A year after a 2024 survey of nearly 2000 practicing lawyers across Western Australia, Victoria and New South Wales revealed that burnout is pushing many out of profession, there are concerns that nothing has changed.
The results of the study, conducted by the University of Melbourne, showed almost one in three lawyers across the states considered leaving their employer in 2025 and close to one in 10 expressed an intention to leave the profession entirely.
Curtin law school senior lecturer Christina Do who left the legal profession after just six months, attributes this burnout to two things: the structure and nature of the profession and the personalities that are attracted to law.

She said people wear their positions in law firms as a badge of honour, like how many hours they work and how many all-nighters they pull, which may exacerbate the problem: “It is sort of like a systemic issue over time.”
Previous lawyer and Dean of Edith Cowan University law school Krishna Prasad agreed.

He said the statistics do not shock him at all and that they are quite consistent. He believes the unrealistic expectations placed on junior lawyers plays one of the biggest roles in the profession’s burnout crisis.
“Law graduates who are climbing the ladders of the profession try very hard to establish themselves and impress senior management, which results in more work being given to them. It is a cycle, which leads to the burnout.
“It is like asking a child to perform at the same level as an adult and if it continues, the profession can take a reputational hit,” he said.
Curtin law school director of impact and engagement Katrina Williams said she has seen this burnout right across the profession from junior lawyers through to very senior lawyers. She said it affects every aspect of their lives.
“They find it harder to engage with their personal lives and they do less and less of the things that would help them be less burnt out because they’re feeling the inability to do it.” She said they almost become workaholics and then it becomes a self-perpetuating cycle that they have fallen into.
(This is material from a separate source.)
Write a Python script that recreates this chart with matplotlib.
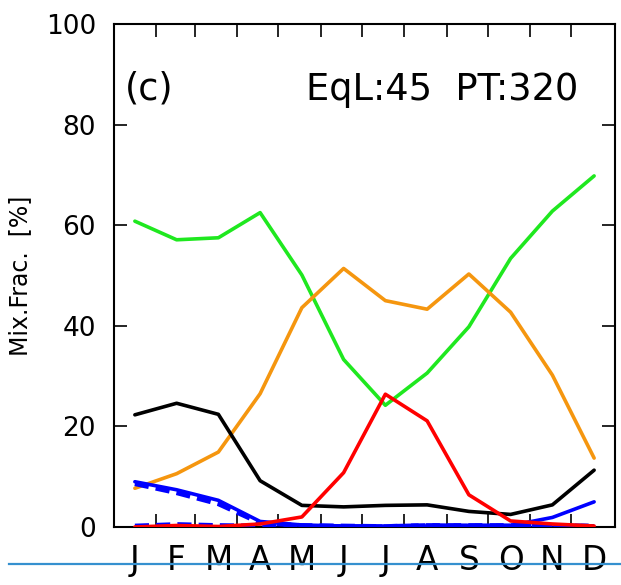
import matplotlib
matplotlib.use("Agg")
import matplotlib.pyplot as plt
from matplotlib.lines import Line2D
import numpy as np

# Monthly mixing fractions [%]
months = ["J", "F", "M", "A", "M", "J", "J", "A", "S", "O", "N", "D"]
green = [60.8, 57.1, 57.5, 62.5, 50.1, 33.3, 24.2, 30.6, 39.8, 53.4, 62.8, 69.8]
orange = [7.7, 10.6, 14.9, 26.5, 43.6, 51.4, 45.0, 43.3, 50.3, 42.7, 30.2, 13.7]
black = [22.3, 24.6, 22.4, 9.2, 4.3, 4.0, 4.3, 4.4, 3.1, 2.5, 4.4, 11.3]
red = [0.0, 0.3, 0.1, 0.6, 2.0, 10.8, 26.4, 21.1, 6.4, 1.2, 0.6, 0.2]
blue = [9.0, 7.4, 5.3, 1.1, 0.4, 0.2, 0.1, 0.2, 0.3, 0.3, 1.9, 5.0]
blue_dash_a = [8.6, 6.8, 4.6, 0.8, 0.3, 0.2, 0.1, 0.3, 0.3, 0.3, 0.3, 0.2]
blue_dash_b = [0.2, 0.5, 0.3, 0.2, 0.1, 0.1, 0.1, 0.3, 0.2, 0.2, 0.3, 0.1]
month_ends = [31, 59, 90, 120, 151, 181, 212, 243, 273, 304, 334]
y_ticks = [0, 20, 40, 60, 80, 100]

days = (np.arange(12) + 0.5) * 30.5

fig = plt.figure(figsize=(6.21, 5.85), dpi=100)
ax = fig.add_axes([114 / 621, 58 / 585, 501 / 621, 503 / 585])

lw = 2.6
ax.plot(days, green, color="#1fe81f", lw=lw, solid_capstyle="round", zorder=3)
ax.plot(days, orange, color="#f5960f", lw=lw, solid_capstyle="round", zorder=3)
ax.plot(days, black, color="black", lw=lw, solid_capstyle="round", zorder=3)
ax.plot(days, blue_dash_b, color="#0000ff", lw=3.4, ls=(0, (3, 1.5)), zorder=3)
ax.plot(days, blue_dash_a, color="#0000ff", lw=3.4, ls=(0, (3, 1.5)), zorder=3)
ax.plot(days, blue, color="#0000ff", lw=lw, solid_capstyle="round", zorder=3)
ax.plot(days, red, color="#ff0000", lw=lw, solid_capstyle="round", zorder=3)

ax.set_xlim(0, 366)
ax.set_ylim(0, 100)

# month boundaries as inward ticks, month letters at mid-month
ax.set_xticks(month_ends)
ax.set_xticklabels([])
ax.set_xticks(days, minor=True)
ax.set_xticklabels(months, minor=True, fontsize=23.5, family="DejaVu Sans")
ax.tick_params(axis="x", which="major", direction="in", length=9.5, width=1.2,
               top=True, bottom=True)
ax.tick_params(axis="x", which="minor", length=0, pad=12)

ax.set_yticks(y_ticks)
ax.set_yticklabels([str(v) for v in y_ticks], fontsize=19, family="DejaVu Sans")
ax.tick_params(axis="y", direction="in", length=9.5, width=1.2,
               left=True, right=True, pad=13)

for s in ax.spines.values():
    s.set_linewidth(1.5)

ax.set_ylabel("Mix.Frac.  [%]", fontsize=17, family="DejaVu Sans")
ax.yaxis.set_label_coords(-0.164, 0.5)

ax.text(0.022, 0.849, "(c)", transform=ax.transAxes, fontsize=26.5,
        va="baseline", ha="left", family="DejaVu Sans")
ax.text(0.926, 0.849, "EqL:45  PT:320", transform=ax.transAxes, fontsize=26.5,
        va="baseline", ha="right", family="DejaVu Sans")

fig.add_artist(Line2D([9 / 621, 1.0], [21 / 585, 21 / 585],
                      color="#3590cf", lw=1.6, transform=fig.transFigure,
                      zorder=5))

fig.savefig("out.png", dpi=100)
Having worked in the community sector and now teaching in the John Curtin Law Clinic, she said the structure of law itself adds to the stress. “I think it is also the nature of law. It is a very inherently stressful job. There are very significant consequences to mistakes, even minor mistakes, and the consequences are very public.”
She added that the problem may discourage students from joining the field.
“As a student, why would you choose to go into it?” she said. “Why would you choose to go into a profession where people are telling you from the time you are a student that it is really hard, difficult and depressing.
“I think it is a really negative thing for law students to hear.”
A UK study published in the journal Psychiatry Psychology and Law in 2024 addressed lawyer wellbeing, and highlighted that a renewed focus on job design is needed to investigate ways in which lawyers work can be better managed to reduce demands and increase resources.
Ms Do said that if demands do not decrease and attitudes do not shift, the consequences can be significant.
“I think if it is not addressed, there will be a natural drop off as a result and people will leave the profession.”
She said in order to improve the burnout and attrition rates; the profession can start valuing healthy boundaries rather than glorifying overwork.
“For those who do not want to work long hours and want to put boundaries in place, the profession needs to respect it and not see it as a bad thing,” she said.